According to the Nonprofit Quarterly: 

In Nonprofit Finance Fund’s Annual State of the Nonprofit Sector Survey 2015, only 7% of nonprofits report that foundations always cover the full cost of the projects they fund.

Keeping overhead low seems to be paramount. Board members, funders, CEO’s, even CFO’s are trained to think that administrative costs are detrimental. Salaries need to be as low as possible. 

Overhead is a terrible thing?

According to the Chronicle article about low pay, even if nonprofit could pay their employees more, they are often afraid to.

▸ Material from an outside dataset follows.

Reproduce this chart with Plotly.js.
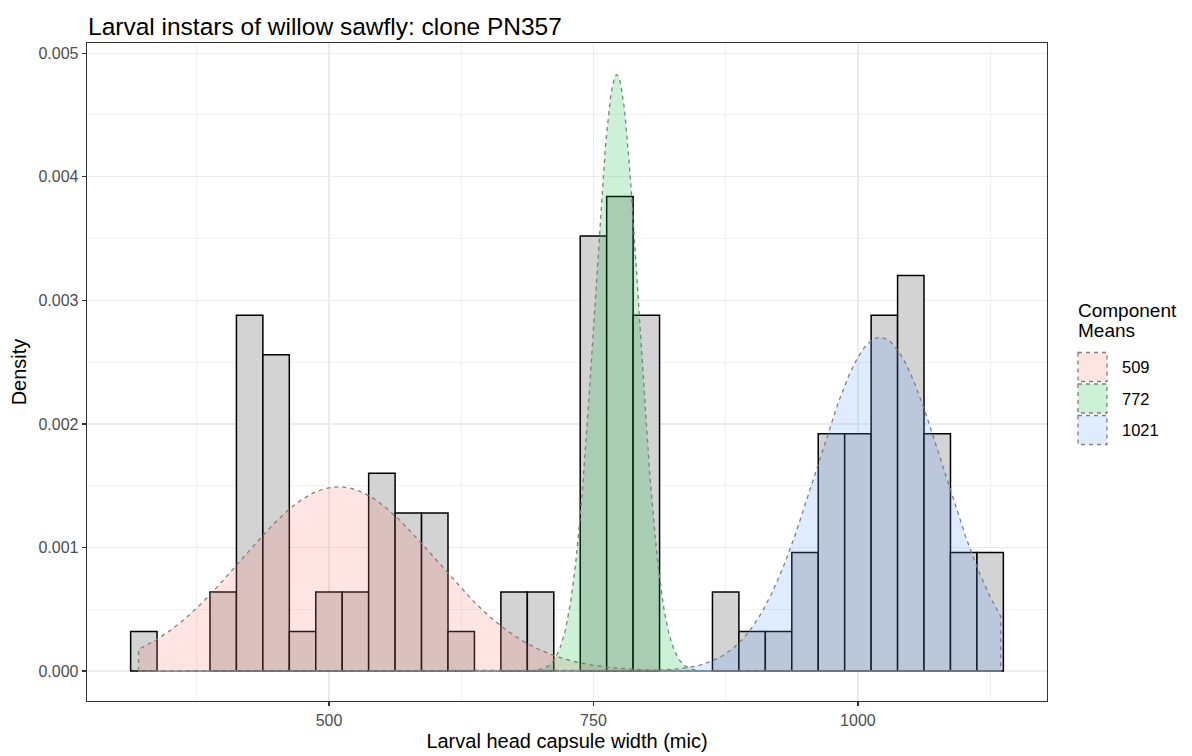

For decades, low overhead — the amount spent on salaries, administrative costs, and other expenses — has been a proxy for effectiveness. 

From my standpoint:

Who pays for the people who do our work? Who pays for someone to run the programs?  Much less, account, monitor and evaluate them? Who pays for the marketing, advertising, to educate the public about our issues?

Who pays to generate the essential funding for all of this? 

I just don’t understand why are we so afraid of investing in our infrastructure, in our effectiveness and our efficiency.

If you invest more money in fundraising then you will raise far, far more money. Funds to carry out your mission.

This seems like an no-brainer, but too many organizations and their boards starve the fundraising budget – and the fundraising staff.

The result? Not enough money to run a solid organization. 

If we are truly devoted to making the world a better place, it should start at home.

That means living wages for our staff.

It also means positive work environments, happy, healthy workplaces, giving people the resources to do their jobs, expectations that are set in reality, and appreciation and respect from colleagues and board members. 

The board has a responsibility to ensure that the organization they govern has adequate resources to carry out its mission. 

Yes, these resources include staff – your staff are your most valuable resource to get the mission done.  

They carry out the mission, and they bring in the revenue to run your mission. 

Do you know organizations that carry out their missions by underpaying their staff?